Hamas-Israël, l'Histoire globale, le jour d'après 1/3 par Jean CORCOS

 


HAMAS-ISRAËL, L’HISTOIRE GLOBALE, LE JOUR D’APRÈS


1/3

Par Jean CORCOS



          Je me suis refusé de participer au bruit et à la fureur ayant accompagné sur Internet le vacarme effrayant subi en Israël comme à Gaza pendant 11 journées, du 10 au 21 mai. Je respecte la déontologie de chacun, et le désir pour certains de manifester en temps réel notre solidarité avec le peuple israélien, victime sans préavis et de manière aveugle des milliers de roquettes du Hamas. Il y avait aussi le désir de commenter l’actualité en ligne, comme l’ont fait plusieurs collaborateurs de ce site. Prendre du recul restant ma méthode, j’ai décidé de compiler assez d’informations pour vous proposer, après coup et en prenant le temps nécessaire, trois articles, «the big picture on the day after» comme on le dit dans la presse anglo-saxonne.


Accords d'Abraham


On va commencer par un panorama international, sans noircir ou enjoliver le tableau : comment ont réagi les nations avec lesquelles Israël a noué ou renoué des relations ? Qu’en est-il des positions des pays européens ? Quid du grand allié américain ? Voyons les faits réels, sans les biais rencontrés régulièrement dans trop de médias, nationaux ou communautaires.

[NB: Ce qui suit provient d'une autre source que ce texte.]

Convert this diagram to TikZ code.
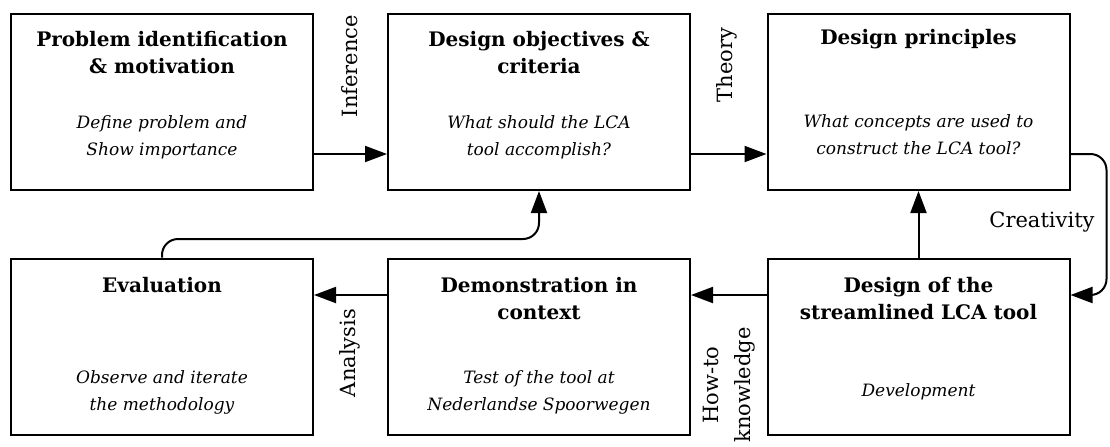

Monde arabe, d’abord. Le principal et grand succès diplomatique de Benjamin Netanyahou a été l’année dernière les «accords d’Abraham» obtenus avec l’implication directe de Donald Trump : Émirats Arabes Unis, Bahreïn, Maroc et Soudan ont noué des relations officielles, leurs légations étant ouvertes à Tel Aviv. Une guerre entre Israël et le Hamas, avec son triste lot de victimes civiles et de destructions dans la bande de Gaza, malgré des frappes beaucoup plus ciblées que lors des épisodes précédents, était une occasion rêvée de fragiliser ces relations.

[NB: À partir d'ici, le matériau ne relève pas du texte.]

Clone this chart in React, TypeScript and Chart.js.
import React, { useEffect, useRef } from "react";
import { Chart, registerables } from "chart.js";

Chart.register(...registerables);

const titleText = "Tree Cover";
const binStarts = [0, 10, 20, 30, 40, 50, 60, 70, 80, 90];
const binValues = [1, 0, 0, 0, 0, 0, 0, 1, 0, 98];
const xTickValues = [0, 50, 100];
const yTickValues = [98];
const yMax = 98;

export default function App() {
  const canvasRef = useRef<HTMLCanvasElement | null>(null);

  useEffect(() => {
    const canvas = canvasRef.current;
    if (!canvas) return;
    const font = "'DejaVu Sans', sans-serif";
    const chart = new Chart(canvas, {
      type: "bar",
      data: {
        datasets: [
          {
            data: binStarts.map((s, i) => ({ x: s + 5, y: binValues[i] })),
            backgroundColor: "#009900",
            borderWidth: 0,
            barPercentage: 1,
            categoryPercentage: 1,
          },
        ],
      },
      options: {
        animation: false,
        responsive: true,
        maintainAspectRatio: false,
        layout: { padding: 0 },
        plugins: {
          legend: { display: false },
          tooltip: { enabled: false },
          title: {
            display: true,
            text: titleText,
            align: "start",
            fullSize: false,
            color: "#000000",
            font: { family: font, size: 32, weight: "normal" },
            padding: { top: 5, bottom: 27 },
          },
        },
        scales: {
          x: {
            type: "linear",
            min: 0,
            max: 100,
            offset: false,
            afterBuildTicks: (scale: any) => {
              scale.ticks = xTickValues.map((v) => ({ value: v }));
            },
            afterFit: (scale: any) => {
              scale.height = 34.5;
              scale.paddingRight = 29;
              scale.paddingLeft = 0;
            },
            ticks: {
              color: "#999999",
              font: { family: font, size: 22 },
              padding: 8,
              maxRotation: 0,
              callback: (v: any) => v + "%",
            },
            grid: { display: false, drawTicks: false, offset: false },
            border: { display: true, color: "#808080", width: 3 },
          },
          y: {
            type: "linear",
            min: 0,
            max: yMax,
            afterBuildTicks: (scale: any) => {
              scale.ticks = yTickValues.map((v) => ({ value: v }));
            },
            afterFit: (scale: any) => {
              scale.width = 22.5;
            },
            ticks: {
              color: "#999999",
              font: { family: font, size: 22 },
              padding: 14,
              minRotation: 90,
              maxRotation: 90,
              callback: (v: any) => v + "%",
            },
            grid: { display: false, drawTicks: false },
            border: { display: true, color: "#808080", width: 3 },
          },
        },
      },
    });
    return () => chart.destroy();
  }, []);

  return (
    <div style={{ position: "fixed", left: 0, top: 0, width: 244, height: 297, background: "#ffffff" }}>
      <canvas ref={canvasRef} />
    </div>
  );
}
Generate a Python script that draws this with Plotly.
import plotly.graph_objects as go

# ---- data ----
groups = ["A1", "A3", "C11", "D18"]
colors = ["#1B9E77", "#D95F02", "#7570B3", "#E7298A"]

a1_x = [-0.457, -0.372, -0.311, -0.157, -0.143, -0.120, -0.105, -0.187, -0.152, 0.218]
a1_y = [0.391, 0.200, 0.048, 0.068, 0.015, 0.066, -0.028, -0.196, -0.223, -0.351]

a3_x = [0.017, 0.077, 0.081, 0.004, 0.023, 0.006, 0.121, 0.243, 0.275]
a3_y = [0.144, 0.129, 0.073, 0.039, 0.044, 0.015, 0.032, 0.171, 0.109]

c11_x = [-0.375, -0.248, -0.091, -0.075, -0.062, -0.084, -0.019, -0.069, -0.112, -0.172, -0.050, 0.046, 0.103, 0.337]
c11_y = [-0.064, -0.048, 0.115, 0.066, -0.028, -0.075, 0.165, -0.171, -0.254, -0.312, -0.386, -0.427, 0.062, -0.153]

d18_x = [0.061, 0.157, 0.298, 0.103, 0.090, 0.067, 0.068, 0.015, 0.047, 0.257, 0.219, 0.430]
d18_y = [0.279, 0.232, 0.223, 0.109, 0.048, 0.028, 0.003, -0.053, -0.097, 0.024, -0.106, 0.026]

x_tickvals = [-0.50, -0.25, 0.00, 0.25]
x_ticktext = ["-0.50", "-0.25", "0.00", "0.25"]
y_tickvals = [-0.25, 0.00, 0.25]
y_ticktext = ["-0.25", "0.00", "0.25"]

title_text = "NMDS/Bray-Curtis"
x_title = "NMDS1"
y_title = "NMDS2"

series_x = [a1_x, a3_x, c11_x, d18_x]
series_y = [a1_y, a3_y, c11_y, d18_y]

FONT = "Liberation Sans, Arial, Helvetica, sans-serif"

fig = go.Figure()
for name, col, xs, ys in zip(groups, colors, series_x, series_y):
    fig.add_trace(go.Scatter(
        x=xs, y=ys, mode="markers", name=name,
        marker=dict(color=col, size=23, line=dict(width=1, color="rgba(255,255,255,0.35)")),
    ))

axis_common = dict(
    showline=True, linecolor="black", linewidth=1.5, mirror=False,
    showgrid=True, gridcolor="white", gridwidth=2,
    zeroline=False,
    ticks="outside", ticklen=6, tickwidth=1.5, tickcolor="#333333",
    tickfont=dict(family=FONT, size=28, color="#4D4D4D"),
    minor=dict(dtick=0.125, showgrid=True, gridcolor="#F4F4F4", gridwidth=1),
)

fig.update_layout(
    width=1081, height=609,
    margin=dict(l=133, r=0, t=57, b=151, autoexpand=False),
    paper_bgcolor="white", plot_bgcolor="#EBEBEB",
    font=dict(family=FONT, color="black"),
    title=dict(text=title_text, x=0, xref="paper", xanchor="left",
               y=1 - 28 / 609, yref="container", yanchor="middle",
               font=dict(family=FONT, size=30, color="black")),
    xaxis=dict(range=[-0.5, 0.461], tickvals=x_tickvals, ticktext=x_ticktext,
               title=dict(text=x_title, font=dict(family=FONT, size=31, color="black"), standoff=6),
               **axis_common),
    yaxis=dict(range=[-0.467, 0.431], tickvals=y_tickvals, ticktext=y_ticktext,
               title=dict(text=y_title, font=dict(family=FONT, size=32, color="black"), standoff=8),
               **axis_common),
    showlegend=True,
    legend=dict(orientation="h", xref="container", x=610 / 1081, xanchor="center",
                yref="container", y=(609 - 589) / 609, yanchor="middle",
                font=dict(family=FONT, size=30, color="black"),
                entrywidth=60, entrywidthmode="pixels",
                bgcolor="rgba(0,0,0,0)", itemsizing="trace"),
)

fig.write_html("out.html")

Ismail Haniyeh, nouveau chef politique du Hamas et ancien premier ministre dans la bande de Gaza, a dit au Qatar, maison mère des Frères Musulmans : «Cette bataille a détruit le projet de « coexistence » avec l’occupation israélienne et le projet de « normalisation » avec Israël» [1]. Il a eu à la fois partiellement raison et tout à fait tort. Raison, parce que la question palestinienne sortait en quelque chose du paysage lorsque ces accords furent signés en 2020 ; l’organisation terroriste l’a remise en tête de gondole avec sa brutalité propre, mais assez habilement. Mais si on reprend son expression «coexistence avec l’occupation israélienne», on peut aussi proposer deux niveaux de lecture : celle de la Charte du Hamas, qui considère qu’Israël est une entité illégitime et qu’il faut libérer la Palestine «de la mer au Jourdain» ; ou celle de la communauté internationale, considérant que les Territoires au-delà des lignes de 1967 sont «occupés», y compris Jérusalem Est.

Sinwar et Haniyeh


Cela était et reste la position des quatre États arabes ayant normalisé leurs relations ; comme de l’Egypte ou de la Jordanie ayant signé des accords de Paix depuis plusieurs décennies. Ce ne sont donc pas les milliers de roquettes lancées vers Israël qui ont fait bouger leurs positions. Quant à la normalisation, l’échec du Hamas est total : aucun n’a rapatrié son personnel diplomatique. Pour rappel, très peu de temps après le déclanchement surprise de la deuxième Intifada à l’automne 2000, la Tunisie et le Maroc rompaient leurs relations «low profile» de l’époque avec Israël, et les ambassadeurs égyptien et jordanien étaient rapatriés pour plusieurs années.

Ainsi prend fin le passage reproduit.